Sanat bir şifa olarak yüce ve saçma olana karşı tiksintisini komik olanla gösterir. Tanpınar Saatleri Ayarlama Enstitüsü’nde Halit Ayarcı’nın o Apolloncu dehanın Dionysoscu hakikatle karşılaşmasını okumaz mıyız? Tüm yaptıklarının tüm çabalarının anlamsızlığını kavrayacaktır sonunda. Edebiyatta biraz derinleşenler elbette karşılaşmıştır Tanpınar ile fakat Hep Aynı Boşluk kitabını okuyanlar edebiyattan fazlasıyla karşılaşacaklardır. Nietzsche Dionysoscu olana güvenir ve medet umar ondan oysa Tanpınar en azından ilgili yazıdaki ruh haliyle bu dolmaz boşluğun, lüzumsuz ve gayesiz oyunun farkındadır.

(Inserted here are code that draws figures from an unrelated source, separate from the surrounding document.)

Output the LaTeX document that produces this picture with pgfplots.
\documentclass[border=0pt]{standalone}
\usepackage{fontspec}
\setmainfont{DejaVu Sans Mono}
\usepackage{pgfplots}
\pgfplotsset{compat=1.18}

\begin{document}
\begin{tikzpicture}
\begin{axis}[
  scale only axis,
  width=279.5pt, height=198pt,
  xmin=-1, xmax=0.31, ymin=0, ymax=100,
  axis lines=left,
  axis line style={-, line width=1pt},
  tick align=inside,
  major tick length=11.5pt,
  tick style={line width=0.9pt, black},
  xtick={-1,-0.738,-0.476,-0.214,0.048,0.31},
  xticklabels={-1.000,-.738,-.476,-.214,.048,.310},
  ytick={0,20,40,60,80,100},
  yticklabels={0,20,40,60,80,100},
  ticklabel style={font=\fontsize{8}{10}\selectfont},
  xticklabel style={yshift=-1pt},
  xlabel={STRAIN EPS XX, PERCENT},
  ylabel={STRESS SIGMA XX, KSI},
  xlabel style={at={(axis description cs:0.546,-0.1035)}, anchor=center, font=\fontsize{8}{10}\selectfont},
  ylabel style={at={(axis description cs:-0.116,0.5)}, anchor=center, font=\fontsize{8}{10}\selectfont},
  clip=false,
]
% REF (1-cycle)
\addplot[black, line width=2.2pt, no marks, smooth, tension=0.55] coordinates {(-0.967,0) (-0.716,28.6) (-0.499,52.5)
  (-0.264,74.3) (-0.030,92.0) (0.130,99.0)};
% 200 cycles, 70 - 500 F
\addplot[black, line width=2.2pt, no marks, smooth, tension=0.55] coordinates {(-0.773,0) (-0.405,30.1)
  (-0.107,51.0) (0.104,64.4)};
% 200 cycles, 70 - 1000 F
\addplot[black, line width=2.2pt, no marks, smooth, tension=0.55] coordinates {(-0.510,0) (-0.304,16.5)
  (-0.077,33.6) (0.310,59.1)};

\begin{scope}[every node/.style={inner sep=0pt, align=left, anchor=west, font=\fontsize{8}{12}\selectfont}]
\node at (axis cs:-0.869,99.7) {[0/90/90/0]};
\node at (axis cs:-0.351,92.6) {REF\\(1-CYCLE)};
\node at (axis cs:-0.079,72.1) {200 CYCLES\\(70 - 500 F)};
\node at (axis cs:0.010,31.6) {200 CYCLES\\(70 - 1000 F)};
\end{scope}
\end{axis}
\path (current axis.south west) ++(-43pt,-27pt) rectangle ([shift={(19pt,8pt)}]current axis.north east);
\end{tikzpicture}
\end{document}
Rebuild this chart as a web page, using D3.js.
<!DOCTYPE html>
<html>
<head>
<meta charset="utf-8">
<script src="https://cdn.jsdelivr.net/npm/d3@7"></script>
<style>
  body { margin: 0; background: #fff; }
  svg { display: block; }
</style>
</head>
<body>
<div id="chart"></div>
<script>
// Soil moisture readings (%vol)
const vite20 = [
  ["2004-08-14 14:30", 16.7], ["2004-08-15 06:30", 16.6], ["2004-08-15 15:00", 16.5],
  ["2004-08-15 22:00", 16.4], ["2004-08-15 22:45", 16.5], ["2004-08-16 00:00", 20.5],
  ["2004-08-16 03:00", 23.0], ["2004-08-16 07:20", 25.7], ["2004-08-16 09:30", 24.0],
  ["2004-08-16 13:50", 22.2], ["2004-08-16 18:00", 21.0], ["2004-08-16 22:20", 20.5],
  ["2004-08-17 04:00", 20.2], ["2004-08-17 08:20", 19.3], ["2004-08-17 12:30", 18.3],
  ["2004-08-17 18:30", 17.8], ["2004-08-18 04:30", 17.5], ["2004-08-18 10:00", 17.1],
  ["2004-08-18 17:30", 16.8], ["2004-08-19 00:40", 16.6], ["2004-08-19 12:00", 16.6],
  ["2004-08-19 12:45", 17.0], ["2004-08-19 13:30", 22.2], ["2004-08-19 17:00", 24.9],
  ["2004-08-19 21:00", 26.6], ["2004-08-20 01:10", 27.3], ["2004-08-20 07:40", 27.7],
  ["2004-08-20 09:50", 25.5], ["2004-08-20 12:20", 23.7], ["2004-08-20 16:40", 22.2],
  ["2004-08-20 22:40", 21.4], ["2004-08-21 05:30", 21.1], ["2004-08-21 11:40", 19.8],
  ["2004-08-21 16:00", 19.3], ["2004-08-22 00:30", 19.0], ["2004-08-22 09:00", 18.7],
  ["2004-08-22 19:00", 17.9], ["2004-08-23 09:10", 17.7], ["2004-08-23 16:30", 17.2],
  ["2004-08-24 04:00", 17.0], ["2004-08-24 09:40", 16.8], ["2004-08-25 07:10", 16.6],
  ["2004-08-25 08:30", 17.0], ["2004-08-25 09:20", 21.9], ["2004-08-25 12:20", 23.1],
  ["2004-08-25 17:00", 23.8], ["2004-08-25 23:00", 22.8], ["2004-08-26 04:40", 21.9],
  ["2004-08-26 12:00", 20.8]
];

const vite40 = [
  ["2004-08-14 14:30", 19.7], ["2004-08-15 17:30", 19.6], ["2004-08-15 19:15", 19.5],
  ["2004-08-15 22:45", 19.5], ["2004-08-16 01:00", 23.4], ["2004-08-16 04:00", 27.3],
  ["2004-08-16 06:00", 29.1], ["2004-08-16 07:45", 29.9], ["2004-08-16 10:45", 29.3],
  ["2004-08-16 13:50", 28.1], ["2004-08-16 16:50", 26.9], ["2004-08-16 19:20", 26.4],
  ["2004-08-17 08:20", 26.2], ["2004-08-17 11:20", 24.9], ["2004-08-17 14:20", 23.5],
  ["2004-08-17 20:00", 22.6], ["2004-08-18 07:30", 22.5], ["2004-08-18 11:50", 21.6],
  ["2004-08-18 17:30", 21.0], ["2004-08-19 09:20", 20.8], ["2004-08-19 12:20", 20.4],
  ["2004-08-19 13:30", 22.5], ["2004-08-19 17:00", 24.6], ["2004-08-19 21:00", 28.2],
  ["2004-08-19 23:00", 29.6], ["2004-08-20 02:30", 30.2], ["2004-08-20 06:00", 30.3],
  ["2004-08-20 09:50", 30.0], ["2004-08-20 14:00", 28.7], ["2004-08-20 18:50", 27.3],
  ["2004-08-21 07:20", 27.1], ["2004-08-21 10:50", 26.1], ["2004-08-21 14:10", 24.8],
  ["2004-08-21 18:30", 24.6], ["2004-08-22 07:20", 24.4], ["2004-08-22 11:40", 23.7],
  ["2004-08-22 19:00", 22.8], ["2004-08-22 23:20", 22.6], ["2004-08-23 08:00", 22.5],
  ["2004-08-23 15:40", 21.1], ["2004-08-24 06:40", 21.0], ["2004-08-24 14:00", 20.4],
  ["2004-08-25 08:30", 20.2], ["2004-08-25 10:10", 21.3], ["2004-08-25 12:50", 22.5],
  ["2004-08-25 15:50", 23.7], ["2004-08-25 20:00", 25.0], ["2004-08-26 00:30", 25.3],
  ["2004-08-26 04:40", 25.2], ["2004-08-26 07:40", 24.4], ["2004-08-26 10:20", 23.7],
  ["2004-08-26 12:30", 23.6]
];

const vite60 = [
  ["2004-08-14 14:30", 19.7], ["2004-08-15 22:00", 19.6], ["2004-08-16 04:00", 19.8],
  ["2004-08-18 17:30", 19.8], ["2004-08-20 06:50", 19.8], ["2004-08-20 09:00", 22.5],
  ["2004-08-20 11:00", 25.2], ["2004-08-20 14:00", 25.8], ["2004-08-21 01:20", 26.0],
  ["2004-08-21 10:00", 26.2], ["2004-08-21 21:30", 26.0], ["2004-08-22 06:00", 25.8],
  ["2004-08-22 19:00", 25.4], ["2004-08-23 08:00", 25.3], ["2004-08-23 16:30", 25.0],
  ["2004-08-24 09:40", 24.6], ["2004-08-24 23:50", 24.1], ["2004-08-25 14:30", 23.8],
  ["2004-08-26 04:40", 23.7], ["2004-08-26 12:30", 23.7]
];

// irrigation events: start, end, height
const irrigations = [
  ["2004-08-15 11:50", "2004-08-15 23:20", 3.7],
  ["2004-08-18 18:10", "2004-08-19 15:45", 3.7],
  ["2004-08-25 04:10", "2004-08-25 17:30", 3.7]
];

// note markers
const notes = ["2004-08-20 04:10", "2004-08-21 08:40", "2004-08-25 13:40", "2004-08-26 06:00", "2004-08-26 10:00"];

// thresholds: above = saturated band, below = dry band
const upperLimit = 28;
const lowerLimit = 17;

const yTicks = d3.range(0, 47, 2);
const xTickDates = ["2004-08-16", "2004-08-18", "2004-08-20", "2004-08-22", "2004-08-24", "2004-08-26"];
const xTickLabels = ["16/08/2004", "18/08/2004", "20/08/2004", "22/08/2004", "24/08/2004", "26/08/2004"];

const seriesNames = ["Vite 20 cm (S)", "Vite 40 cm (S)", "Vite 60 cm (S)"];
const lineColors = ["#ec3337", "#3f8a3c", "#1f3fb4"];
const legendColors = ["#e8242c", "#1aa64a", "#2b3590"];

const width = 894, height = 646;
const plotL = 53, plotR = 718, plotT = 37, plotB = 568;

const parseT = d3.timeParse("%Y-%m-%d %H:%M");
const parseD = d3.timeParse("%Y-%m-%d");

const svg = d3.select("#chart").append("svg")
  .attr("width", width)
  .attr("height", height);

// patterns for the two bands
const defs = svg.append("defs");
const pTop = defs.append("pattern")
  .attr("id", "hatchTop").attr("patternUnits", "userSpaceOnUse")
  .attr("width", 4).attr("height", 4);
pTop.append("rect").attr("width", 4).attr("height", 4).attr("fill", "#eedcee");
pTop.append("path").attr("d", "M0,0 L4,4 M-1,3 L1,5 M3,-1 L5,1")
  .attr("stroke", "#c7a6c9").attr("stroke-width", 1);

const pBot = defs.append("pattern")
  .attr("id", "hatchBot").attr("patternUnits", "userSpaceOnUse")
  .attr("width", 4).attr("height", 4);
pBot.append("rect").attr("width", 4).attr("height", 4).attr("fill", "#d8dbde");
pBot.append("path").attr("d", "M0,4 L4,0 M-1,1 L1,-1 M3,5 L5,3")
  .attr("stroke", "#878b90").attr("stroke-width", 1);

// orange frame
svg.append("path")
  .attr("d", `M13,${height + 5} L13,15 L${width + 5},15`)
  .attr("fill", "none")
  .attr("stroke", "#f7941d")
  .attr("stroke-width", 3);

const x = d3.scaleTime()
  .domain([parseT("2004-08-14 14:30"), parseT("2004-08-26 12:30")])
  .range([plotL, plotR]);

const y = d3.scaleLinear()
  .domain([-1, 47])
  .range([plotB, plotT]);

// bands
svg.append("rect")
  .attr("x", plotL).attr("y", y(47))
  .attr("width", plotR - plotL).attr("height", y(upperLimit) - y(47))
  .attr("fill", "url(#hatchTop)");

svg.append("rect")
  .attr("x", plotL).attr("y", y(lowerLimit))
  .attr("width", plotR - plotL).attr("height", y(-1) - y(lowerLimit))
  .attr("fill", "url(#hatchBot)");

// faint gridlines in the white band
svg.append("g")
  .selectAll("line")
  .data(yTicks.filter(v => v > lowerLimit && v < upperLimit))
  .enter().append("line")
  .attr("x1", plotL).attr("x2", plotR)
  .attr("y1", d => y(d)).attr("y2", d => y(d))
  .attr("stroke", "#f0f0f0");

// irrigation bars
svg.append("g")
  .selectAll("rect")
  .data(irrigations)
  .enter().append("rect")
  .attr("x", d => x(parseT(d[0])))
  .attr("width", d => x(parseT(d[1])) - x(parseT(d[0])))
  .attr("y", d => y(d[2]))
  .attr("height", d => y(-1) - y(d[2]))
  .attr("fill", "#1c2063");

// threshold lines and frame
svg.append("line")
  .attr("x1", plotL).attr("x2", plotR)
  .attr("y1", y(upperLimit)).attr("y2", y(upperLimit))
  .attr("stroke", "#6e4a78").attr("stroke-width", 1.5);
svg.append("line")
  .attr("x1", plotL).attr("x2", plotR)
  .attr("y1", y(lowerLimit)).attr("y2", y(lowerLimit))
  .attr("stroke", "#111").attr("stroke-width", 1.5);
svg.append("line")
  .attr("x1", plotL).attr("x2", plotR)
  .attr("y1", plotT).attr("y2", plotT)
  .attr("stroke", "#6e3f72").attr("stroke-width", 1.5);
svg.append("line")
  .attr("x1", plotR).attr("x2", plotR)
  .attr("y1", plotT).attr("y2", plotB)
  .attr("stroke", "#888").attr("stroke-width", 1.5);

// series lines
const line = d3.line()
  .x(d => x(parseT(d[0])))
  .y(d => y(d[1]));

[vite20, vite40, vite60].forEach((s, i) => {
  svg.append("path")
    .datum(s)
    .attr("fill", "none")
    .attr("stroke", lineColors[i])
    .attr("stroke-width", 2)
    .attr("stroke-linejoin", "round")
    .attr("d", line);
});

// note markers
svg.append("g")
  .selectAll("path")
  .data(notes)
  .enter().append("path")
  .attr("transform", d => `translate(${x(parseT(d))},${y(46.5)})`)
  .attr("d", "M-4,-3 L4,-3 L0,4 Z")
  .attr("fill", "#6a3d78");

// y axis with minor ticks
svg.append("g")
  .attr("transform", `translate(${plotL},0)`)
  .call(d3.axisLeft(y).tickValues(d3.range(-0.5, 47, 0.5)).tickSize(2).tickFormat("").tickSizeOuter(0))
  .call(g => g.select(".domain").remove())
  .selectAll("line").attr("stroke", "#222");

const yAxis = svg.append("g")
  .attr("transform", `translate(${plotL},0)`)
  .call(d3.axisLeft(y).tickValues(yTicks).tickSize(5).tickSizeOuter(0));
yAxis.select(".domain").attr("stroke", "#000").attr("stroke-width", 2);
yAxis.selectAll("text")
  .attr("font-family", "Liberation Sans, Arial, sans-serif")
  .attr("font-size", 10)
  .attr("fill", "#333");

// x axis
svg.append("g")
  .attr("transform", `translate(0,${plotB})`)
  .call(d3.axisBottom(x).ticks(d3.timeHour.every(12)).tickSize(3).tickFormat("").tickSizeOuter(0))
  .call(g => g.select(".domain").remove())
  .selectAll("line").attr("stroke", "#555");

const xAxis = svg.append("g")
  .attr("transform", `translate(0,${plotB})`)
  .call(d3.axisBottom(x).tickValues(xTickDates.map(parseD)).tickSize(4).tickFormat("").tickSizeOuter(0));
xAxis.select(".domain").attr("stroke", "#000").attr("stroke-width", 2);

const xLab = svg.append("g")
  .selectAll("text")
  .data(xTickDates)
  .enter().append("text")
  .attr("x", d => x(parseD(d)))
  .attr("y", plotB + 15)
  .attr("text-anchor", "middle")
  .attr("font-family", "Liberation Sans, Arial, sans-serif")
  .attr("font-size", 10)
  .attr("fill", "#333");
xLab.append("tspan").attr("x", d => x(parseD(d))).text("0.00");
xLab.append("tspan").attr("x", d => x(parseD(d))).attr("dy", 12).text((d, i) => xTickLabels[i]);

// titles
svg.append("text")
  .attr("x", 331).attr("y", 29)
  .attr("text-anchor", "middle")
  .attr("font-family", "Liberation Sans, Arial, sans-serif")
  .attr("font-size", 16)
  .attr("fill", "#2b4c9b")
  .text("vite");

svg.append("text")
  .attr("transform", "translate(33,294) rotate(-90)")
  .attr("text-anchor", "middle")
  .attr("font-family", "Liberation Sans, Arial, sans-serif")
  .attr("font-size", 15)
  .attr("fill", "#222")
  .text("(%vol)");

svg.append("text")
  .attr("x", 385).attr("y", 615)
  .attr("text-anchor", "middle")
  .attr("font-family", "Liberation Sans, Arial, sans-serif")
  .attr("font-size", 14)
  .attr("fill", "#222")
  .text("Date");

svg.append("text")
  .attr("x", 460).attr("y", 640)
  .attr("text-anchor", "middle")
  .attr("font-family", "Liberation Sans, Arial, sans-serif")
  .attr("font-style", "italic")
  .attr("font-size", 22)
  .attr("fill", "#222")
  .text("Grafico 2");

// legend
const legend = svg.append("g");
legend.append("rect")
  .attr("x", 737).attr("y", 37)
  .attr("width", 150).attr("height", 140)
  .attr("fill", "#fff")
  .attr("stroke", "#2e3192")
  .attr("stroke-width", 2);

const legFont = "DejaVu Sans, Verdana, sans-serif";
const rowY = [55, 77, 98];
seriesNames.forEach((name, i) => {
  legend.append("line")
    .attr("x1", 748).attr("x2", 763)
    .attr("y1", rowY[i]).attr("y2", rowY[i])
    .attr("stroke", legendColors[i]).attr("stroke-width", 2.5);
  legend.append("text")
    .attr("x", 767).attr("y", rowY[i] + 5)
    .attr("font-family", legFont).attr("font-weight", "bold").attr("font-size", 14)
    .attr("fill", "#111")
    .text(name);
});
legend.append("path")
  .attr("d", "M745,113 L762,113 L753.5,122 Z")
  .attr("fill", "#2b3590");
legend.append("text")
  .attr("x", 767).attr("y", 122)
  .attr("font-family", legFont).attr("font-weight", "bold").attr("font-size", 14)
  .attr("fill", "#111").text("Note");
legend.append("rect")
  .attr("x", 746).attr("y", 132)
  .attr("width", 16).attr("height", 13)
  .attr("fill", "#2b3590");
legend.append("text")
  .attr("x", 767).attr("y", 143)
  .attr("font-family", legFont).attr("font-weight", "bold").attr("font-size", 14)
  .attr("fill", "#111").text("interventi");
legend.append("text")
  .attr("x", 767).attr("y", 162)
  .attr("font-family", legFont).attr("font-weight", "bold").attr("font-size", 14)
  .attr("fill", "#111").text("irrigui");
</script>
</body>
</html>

Apollon ve Dionysos ayrımı Niçe’nin Tragedya üzerinden yaptığı plastik sanatlar ve müzikle ilgili bir ayrımdır. Bu ayrım zamanla faklılaşmış ve zenginleşmiştir. Konu üzerinde farklı yorumlar ve değerlendirmeler olması normaldir. Nihayetinde bu bir edebiyattır. Son olarak ilgili yazının son cümleleri ile bitsin yazı.
Ve insan sadece bu mahkumiyetiyle büyüktür. Öleceği için büyüktür. Kendi kendisine düşman olmasına rağmen büyüktür. Büyük ve heyhat gayrimesul… Çünkü çarkı işleten kendisi değildir.